Quand les incohérences de l’Histoire
Arnaldur Indridason a délaissé Erlendur Sveinsson, son commissaire favori, pour une intrigue qui prend ses racines dans les dernières semaines de la seconde Guerre mondiale. Les événements se précipitent alors et les idées les plus étonnantes fleurissent chez des personnages authentiques de premier plan. S’appuyant sur des points précis de l’histoire de cette période, sur des hypothèses émises, l’auteur construit une intrigue aux ressorts bien interrogatifs. L’écrivain conçoit alors une course poursuite entre une jeune héroïne, loin de ces modèles du XIXe siècle plus sujettes à entraver le parcours du héros qu’à l’aider. C’est une jeune femme moderne qui possède les ressorts pour s’adapter aux circonstances et rebondir. Elle est aidée, toutefois, dans sa quête pour échapper à ses poursuivants et retrouver son frère, par un amoureux transi qui lui offre spontanément, et de manière opportune, une assistance malgré les périls qui ne manquent pas.

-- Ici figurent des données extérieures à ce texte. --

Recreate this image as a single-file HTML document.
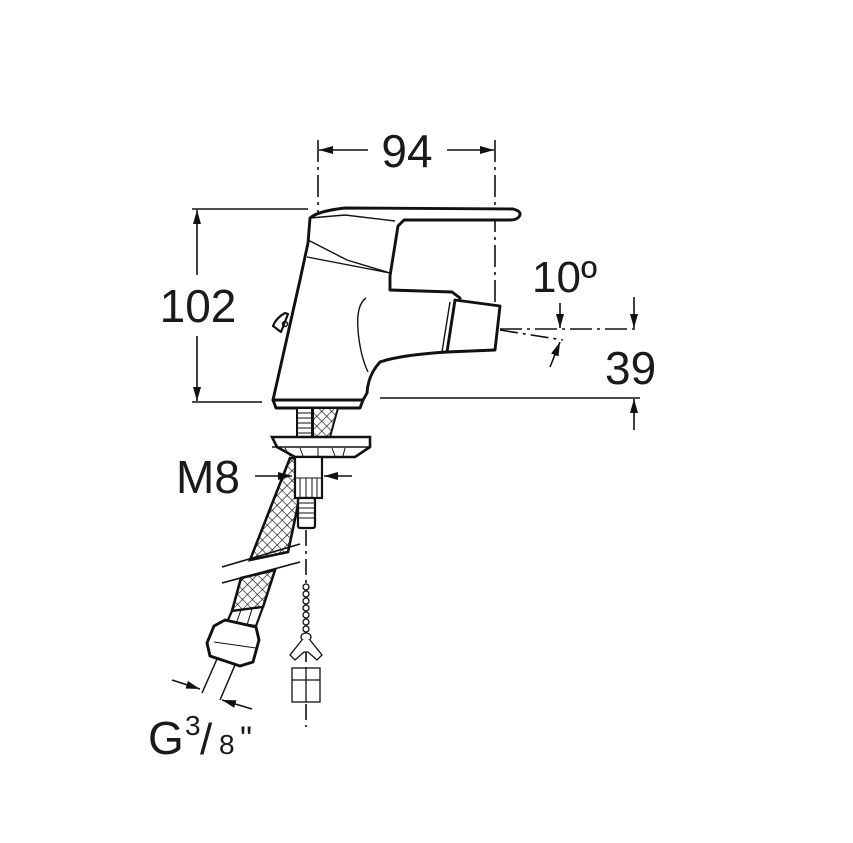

En pleine tempête de neige, un avion s’écrase sur le Vatnajökull, le glacier islandais, en 1945. Un homme, une valisette menottée au poignet, tente de rejoindre une zone habitée, laissant le reste des survivants dans l’épave. Deux frères, logeant dans les parages, entendent passer l’avion en perdition. Ils signalent l’accident et guident une expédition américaine montée de toute urgence. Mais la neige a tout recouvert et les moyens de l’époque ne permettent pas une localisation. Seule une roue est retrouvée, confirmant la nationalité de l’appareil. L’affaire en reste là. Cependant, les Services Secrets demeurent en éveil et surveillent le glacier. Une seconde expédition échoue en 1967.
C’est en 1999, avec le début du réchauffement et des moyens satellites performants, que l’épave est localisée. Vytautas Carr, directeur d’une agence de renseignements dépendant du ministère de la Défense, dépêche immédiatement, et dans le plus grand secret, un bataillon des forces spéciales sous les ordres de Ratoff. Ce dernier est le type d’intervenant brutal que les agences utilisent pour des missions non officielles qui peuvent faire l’objet de démentis.
Kristin est une jeune avocate employée au ministère des Affaires étrangères à Reykjavik. Elle est en butte aux menaces d’un industriel qui accuse le ministère de lui avoir fait perdre de l’argent dans une affaire commerciale avec la Russie. Elias, son jeune frère, est sur le glacier, pour un exercice de sauvetage organisé par la structure dont il fait partie. Pour essayer une nouvelle motoneige, il s’écarte du parcours avec un camarade et tombe sur les commandos qui dégagent l’épave. Il téléphone à sa sœur. Elle ne comprend pas tout tant la transmission est mauvaise. Ratoff, repère les intrus, les fait capturer. Sur son portable il trouve l’appel d’Elias et dépêche deux de ses agents qui ont pris possession de l’ambassade à Reykjavik avec ordre de faire disparaître tous les témoins gênants. Pourquoi cet avion obsède-t-il à ce point les Américains ? Que recèle cette épave qui nécessite un tel secret ?
Indridason explicite le fonctionnement des Services secrets, les moyens dont ils peuvent disposer et leurs façons de tromper ceux qui ont, en principe, la charge de canaliser leurs missions. Cependant, avec Opération Napoléon, Arnaldur ne se livre pas à une communication dithyrambique sur son pays tant les descriptions climatiques engagent peu à faire de cette région, aux paysages pourtant sublimes, un prochain lieu de destination touristique.
Une petite remarque anecdotique : alors que dans le récit, il n’est question que du nez et de la tête de l’avion, l’illustration de couverture montre une superbe queue d’appareil…
À partir d’une opération militaire mystérieuse, avec une héroïne attachée à tout faire pour retrouver son frère, des hommes déterminés pour qui seul compte le résultat, Arnaldur Indradison signe un superbe thriller sur fond d’espionnage.
serge perraud
Arnaldur Indridason, Opération Napoléon, (Napóleonsskjölin), traduit de l’anglais par David Fauquemberg, Éditions Métailié, coll. “Noir”, octobre 2015, 352 p. – 20,00 €.